Nonostante la loro qualità storica sorpassi nettamente la qualità artistica, soprattutto se messa in raffronto alla coeva tecnica cinese di modellazione della terra cotta, di queste statue sono sopravvissute sino ai giorni nostri un centinaio di guerrieri, che rappresentano sicuramente la categoria più cospicua ed un numero esiguo di suonatori e danzatori.

Alcuni esempi tra i più significativi sono le statue raffiguranti delle Miko, sacerdotesse, nell’atto della danza, come quella rinvenuta a Kokai, Oizumi-machi, prefettura di Gunma, risalente al VI secolo D.C. che fa ancora riferimento ad un passato sciamanico perfettamente rappresentato dalla danza della Dea Ame no Uzume no Mikoto nel mito della Caverna di Amaterasu (narrata da Kojiki e Nihon Shoki) o la coppia di statue chiamate Odoru-danjo (rinvenuti a Nohara, Konan-machi, prefettura di Saitama) (Fig.2) che mostrano un tipo di danza che usava accompagnarsi col canto e con l’utilizzo del proprio corpo quale strumento musicale.

Tra queste statue rappresentanti figure di sacerdotesse vi sono anche alcuni esempi di  rappresentazioni di strumenti musicali quali un danzatore seduto nell’atto di suonare un wagon (rinvenuto a Mōka-shi, prefettura di Tochigi) (Fig.3), tra le prime testimonianze visive pervenuteci di questo strumento ed un’altra sacerdotessa che regge un frammento di strumento a percussione, waritake, costituito da due aste di bambù percosse l’una sull’altra diffuso ancora oggi in alcune zone di campagna dell’arcipelago giapponese.

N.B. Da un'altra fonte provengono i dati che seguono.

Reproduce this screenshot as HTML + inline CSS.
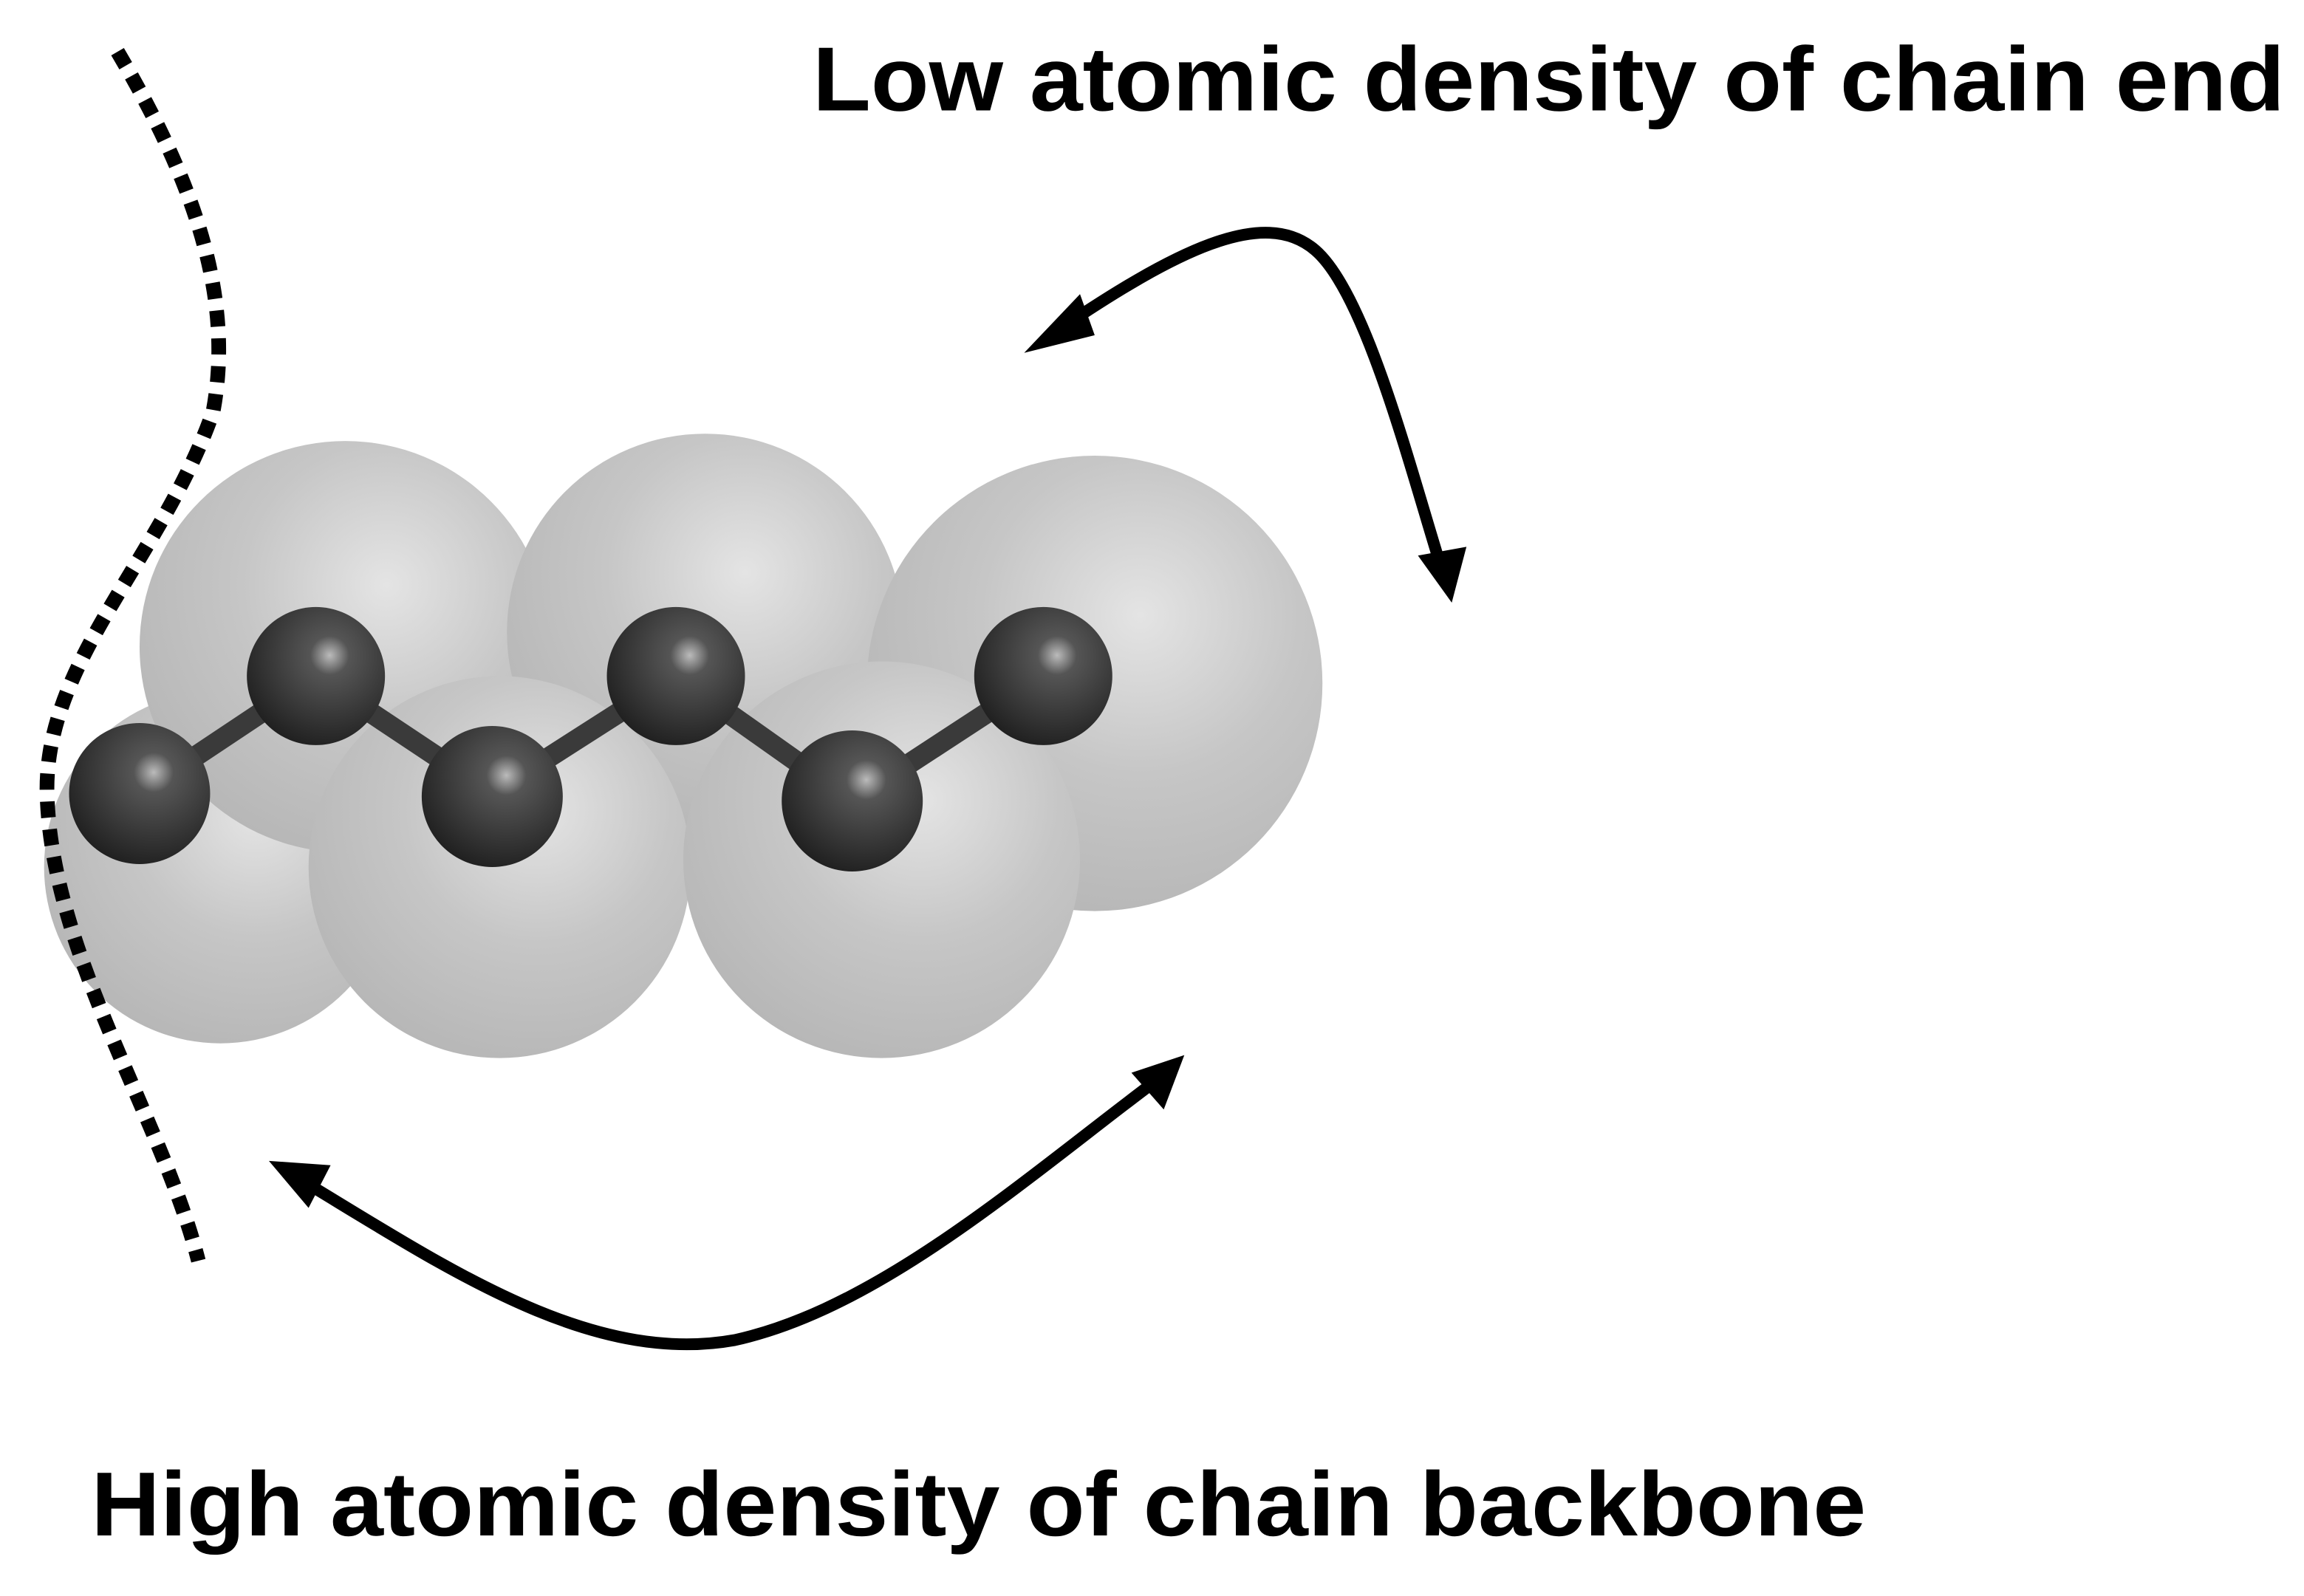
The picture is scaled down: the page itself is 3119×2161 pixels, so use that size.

Gli Haniwa descritti sopra offrono non solo una panoramica di un mondo perduto ma permettono alcune ulteriori riflessioni sul ruolo della musica all’interno del rito religioso qual’era la sepoltura, dove la mondanità, rappresentata dagli strumenti a fiato, di gran lunga più diffusi in questo periodo, era completamente bandita, infatti, in nessun caso è stata rinvenuta una statua raffigurante un suonatore di un qualsivoglia tipo di flauto, tranne in un caso particolare di dubbia identificazione.
Successivamente al contato con il continente asiatico e soprattutto con lo stato cinese, tutto in Giappone subirà una modifica radicale che ne muterà per sempre le sorti sia politiche che musicali.